Abstract

Flood simulation and forecast capability have been greatly improved thanks to advances in data assimilation (DA) strategies incorporating various types of observations; many are derived from Earth Observations from space. This article focuses on the assimilation of 2-D flood observations derived from synthetic aperture radar (SAR) images acquired during a flood event with a dual state-parameter ensemble Kalman filter (EnKF). Resulting binary wet/dry maps are here expressed in terms of wet surface ratios (WSRs) over a number of subdomains of the floodplain. This ratio is assimilated jointly with in situ water-level observations to improve the flow dynamics within the floodplain. However, the non-Gaussianity of the observation errors associated with these SAR-derived measurements breaks a major hypothesis for the application of the EnKF, thus jeopardizing the optimality of the filter analysis. The novelty of this article lies in the treatment of the non-Gaussianity of the SAR-derived WSR observations with a Gaussian anamorphosis (GA) process.
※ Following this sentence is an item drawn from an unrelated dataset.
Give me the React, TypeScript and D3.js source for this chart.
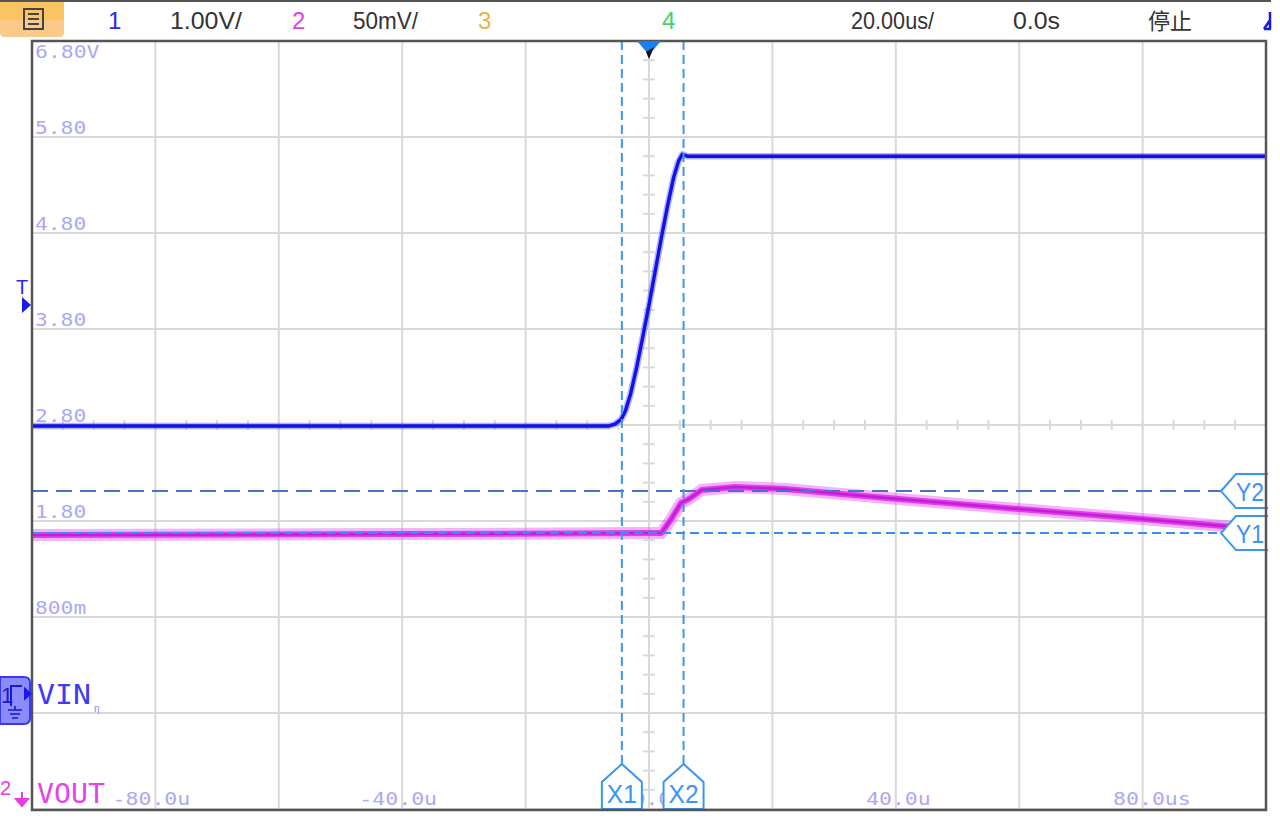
import React from 'react';
import * as d3 from 'd3';

// horizontal: 20us/div, trigger at 0
const timeTicks = [-80, -40, 0, 40, 80];
const timeLabels = ['-80.0u', '-40.0u', '0.0u', '40.0u', '80.0us'];

// ch1 scale labels, 1.00V/div
const voltTicks = [6.8, 5.8, 4.8, 3.8, 2.8, 1.8, 0.8];
const voltLabels = ['6.80V', '5.80', '4.80', '3.80', '2.80', '1.80', '800m'];

// CH1 (VIN) in volts
const ch1Time = [-100, -6.5, -5.5, -4.5, -3.8, -3.0, -2.0, -1.0, 0, 1, 2, 3, 4, 4.8, 5.4, 6.2, 100];
const ch1Volt = [2.79, 2.79, 2.81, 2.86, 2.95, 3.12, 3.4, 3.72, 4.05, 4.4, 4.75, 5.08, 5.38, 5.55, 5.62, 5.6, 5.6];

// CH2 (VOUT) in mV, relative to screen centre, 50mV/div
const ch2Time = [-100, -40, 0, 2.0, 3.5, 5.2, 6.5, 8.5, 14, 22, 40, 60, 80, 93, 100];
const ch2mV = [-57.3, -56.8, -56.3, -56.3, -49.5, -40.6, -38.5, -33.9, -32.3, -33.3, -38.4, -43.8, -49.0, -52.6, -54.7];

// cursors
const cursorX = [{ name: 'X1', t: -4.4 }, { name: 'X2', t: 5.6 }];
const cursorY = [
  { name: 'Y2', mV: -34.4, color: '#4a72c4', dash: '16,8' },
  { name: 'Y1', mV: -56.3, color: '#3a8ef2', dash: '9,5' },
];

const trigLevel = 4.05;

const L = 32, R = 1266, T = 41, B = 809;
const mono = '"DejaVu Sans Mono", monospace';
const sans = '"Liberation Sans Narrow", "Liberation Sans", Arial, sans-serif';

function App() {
  const x = d3.scaleLinear().domain([-100, 100]).range([L, R]);
  const yV = d3.scaleLinear().domain([-1.2, 6.8]).range([B, T]);
  const yMv = d3.scaleLinear().domain([-200, 200]).range([B, T]);
  const cx = x(0), cy = yV(2.8);
  const divX = d3.range(-100, 101, 20);
  const divY = d3.range(-1.2, 6.81, 1);

  const line1 = d3.line<number>().x((_, i) => x(ch1Time[i])).y((v) => yV(v))(ch1Volt) || '';
  const line2 = d3.line<number>().x((_, i) => x(ch2Time[i])).y((v) => yMv(v))(ch2mV) || '';

  const minorX = d3.range(-100, 100.01, 5);
  const minorY = d3.range(-1.2, 6.81, 0.2);

  return (
    <svg width={1280} height={826} style={{ position: 'absolute', left: 0, top: 0, display: 'block', background: '#fff' }}>
      <defs>
        <clipPath id="plot">
          <rect x={L} y={T} width={R - L} height={B - T} />
        </clipPath>
      </defs>
      {/* top bar */}
      <line x1={0} x2={1271} y1={1} y2={1} stroke="#555" strokeWidth={2} />
      <path d="M0,2 H64 V32 Q64,37 59,37 H5 Q0,37 0,32 Z" fill="#fbc98a" />
      <path d="M0,2 H64 V20 H0 Z" fill="#f9c461" />
      <rect x={24} y={9} width={19} height={20} fill="none" stroke="#444" strokeWidth={2} />
      {[14, 19, 24].map((yy) => (
        <line key={yy} x1={28} x2={39} y1={yy} y2={yy} stroke="#444" strokeWidth={2} />
      ))}
      <g fontFamily={sans} fontSize={24}>
        <text x={108} y={29} fill="#2a2ae8">1</text>
        <text x={170} y={29} fill="#333" textLength={72} lengthAdjust="spacingAndGlyphs">1.00V/</text>
        <text x={292} y={29} fill="#e43ce8">2</text>
        <text x={353} y={29} fill="#333" textLength={65} lengthAdjust="spacingAndGlyphs">50mV/</text>
        <text x={478} y={29} fill="#e3b24a">3</text>
        <text x={662} y={29} fill="#3dd46e">4</text>
        <text x={851} y={29} fill="#333" textLength={83} lengthAdjust="spacingAndGlyphs">20.00us/</text>
        <text x={1013} y={29} fill="#333" textLength={47} lengthAdjust="spacingAndGlyphs">0.0s</text>
        <text x={1148} y={29} fill="#333" fontFamily='"Noto Sans CJK SC", sans-serif' fontSize={22}>停止</text>
      </g>
      <path d="M1270,12 V29 M1264,29 H1271 M1264,29 L1270,20" stroke="#1a1ae6" strokeWidth={2.5} fill="none" />

      {/* grid */}
      <g stroke="#d9d9d9" strokeWidth={2}>
        {divX.map((t) => (
          <line key={'gx' + t} x1={x(t)} x2={x(t)} y1={T} y2={B} />
        ))}
        {divY.map((v) => (
          <line key={'gy' + v} x1={L} x2={R} y1={yV(v)} y2={yV(v)} />
        ))}
        {minorX.map((t) => (
          <line key={'mx' + t} x1={x(t)} x2={x(t)} y1={cy - 5} y2={cy + 5} />
        ))}
        {minorY.map((v) => (
          <line key={'my' + v} x1={cx - 6} x2={cx + 6} y1={yV(v)} y2={yV(v)} />
        ))}
      </g>

      {/* scale labels */}
      <g fontFamily={mono} fontSize={17} fill="#a9a9f7">
        {voltTicks.map((v, i) => (
          <text key={'vl' + i} x={35} y={i === 0 ? 58 : yV(v) - 3} textLength={voltLabels[i].length * 13.3 - 2} lengthAdjust="spacingAndGlyphs">
            {voltLabels[i]}
          </text>
        ))}
        {timeTicks.map((t, i) => {
          const lab = timeLabels[i];
          const dot = lab.indexOf('.');
          return (
            <text key={'tl' + i} x={x(t) - dot * 13.3 - 3} y={805} textLength={lab.length * 13.3 - 2} lengthAdjust="spacingAndGlyphs">
              {lab}
            </text>
          );
        })}
      </g>

      {/* traces */}
      <g clipPath="url(#plot)" fill="none" strokeLinejoin="round">
        <path d={line1} stroke="#3a3af5" strokeOpacity={0.4} strokeWidth={6.5} />
        <path d={line1} stroke="#1212e6" strokeWidth={3.4} />
        <path d={line2} stroke="#e23ef0" strokeOpacity={0.4} strokeWidth={12} />
        <path d={line2} stroke="#dc2cea" strokeOpacity={0.85} strokeWidth={6} />
        <path d={line2} stroke="#c81ad8" strokeWidth={2.5} />
      </g>

      {/* cursors */}
      {cursorY.map((c) => (
        <line key={c.name} x1={L} x2={1222} y1={yMv(c.mV)} y2={yMv(c.mV)} stroke={c.color} strokeWidth={2} strokeDasharray={c.dash} />
      ))}
      {cursorX.map((c) => (
        <line key={c.name} x1={x(c.t)} x2={x(c.t)} y1={T} y2={765} stroke="#3a95f5" strokeWidth={2} strokeDasharray="9,5" />
      ))}
      {cursorX.map((c) => {
        const px = x(c.t);
        return (
          <g key={'lb' + c.name}>
            <path d={`M${px},764 L${px + 20},782 V${B} H${px - 20} V782 Z`} fill="#fff" stroke="#3a95f5" strokeWidth={2} />
            <text x={px} y={803} textAnchor="middle" fontFamily={sans} fontSize={25} fill="#3a95f5" textLength={30} lengthAdjust="spacingAndGlyphs">
              {c.name}
            </text>
          </g>
        );
      })}
      {cursorY.map((c) => {
        const py = yMv(c.mV);
        return (
          <g key={'lb' + c.name}>
            <path d={`M${R + 2},${py - 17} H1236 L1221,${py} L1236,${py + 17} H${R + 2}`} fill="#fff" stroke="#3a95f5" strokeWidth={2} />
            <text x={1250} y={py + 10} textAnchor="middle" fontFamily={sans} fontSize={25} fill="#3a95f5" textLength={28} lengthAdjust="spacingAndGlyphs">
              {c.name}
            </text>
          </g>
        );
      })}

      {/* frame */}
      <rect x={L} y={T} width={R - L} height={B - T + 1} fill="none" stroke="#555" strokeWidth={2.5} />

      {/* trigger position marker */}
      <path d={`M${cx - 12},${T} H${cx + 12} L${cx},${T + 14} Z`} fill="#1a7ff0" />
      <path d={`M${cx - 3},${T + 11} L${cx + 5},${T + 6} L${cx},${T + 18} Z`} fill="#111" />

      {/* trigger level */}
      <text x={16} y={294} fontFamily={sans} fontSize={20} fill="#2a2af0">T</text>
      <path d={`M22,${yV(trigLevel) - 8} L31,${yV(trigLevel)} L22,${yV(trigLevel) + 8} Z`} fill="#1a1ae8" />

      {/* channel markers */}
      <path d="M0,677 H24 Q30,677 30,683 V718 Q30,724 24,724 H0 Z" fill="#8b8bfb" stroke="#3838ee" strokeWidth={2} />
      <path d={`M24,${yV(0) - 7} L32,${yV(0)} L24,${yV(0) + 7} Z`} fill="#1a1ae8" />
      <text x={1} y={703} fontFamily={sans} fontSize={22} fill="#1a1ad0">1</text>
      <path d="M11,706 V686 H22" stroke="#1a1ad0" strokeWidth={2} fill="none" />
      <path d="M15,706 V710 M8,710 H22 M10,714 H20 M12,718 H18" stroke="#1a1ad0" strokeWidth={1.6} fill="none" />
      <text x={37} y={704} fontFamily={mono} fontSize={26} fill="#3c3cf2" textLength={54} lengthAdjust="spacingAndGlyphs">VIN</text>
      <text x={94} y={712} fontFamily={sans} fontSize={10} fill="#8a8af2">η</text>

      <text x={0} y={795} fontFamily={sans} fontSize={20} fill="#e63ce6">2</text>
      <path d="M22,792 V805 M16,799 L22,806 L28,799 Z" stroke="#e63ce6" strokeWidth={2} fill="#e63ce6" />
      <text x={37} y={803} fontFamily={mono} fontSize={27} fill="#e344e8" textLength={68} lengthAdjust="spacingAndGlyphs">VOUT</text>
    </svg>
  );
}

export default App;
This DA strategy was validated and applied over the Garonne Marmandaise catchment (southwest of France) represented with a TELEMAC-2D hydrodynamic model, first in a twin experiment and then for a major flood event that occurred in January and February 2021. It was shown that assimilating SAR-derived WSR observations in complement to the in situ water-level observations significantly improves the representation of the flood dynamics. The GA process brings further improvement to the DA analysis while also demonstrating to be a nonessential element. This study heralds a reliable solution for flood forecasting over poorly gauged catchments thanks to available remote sensing datasets.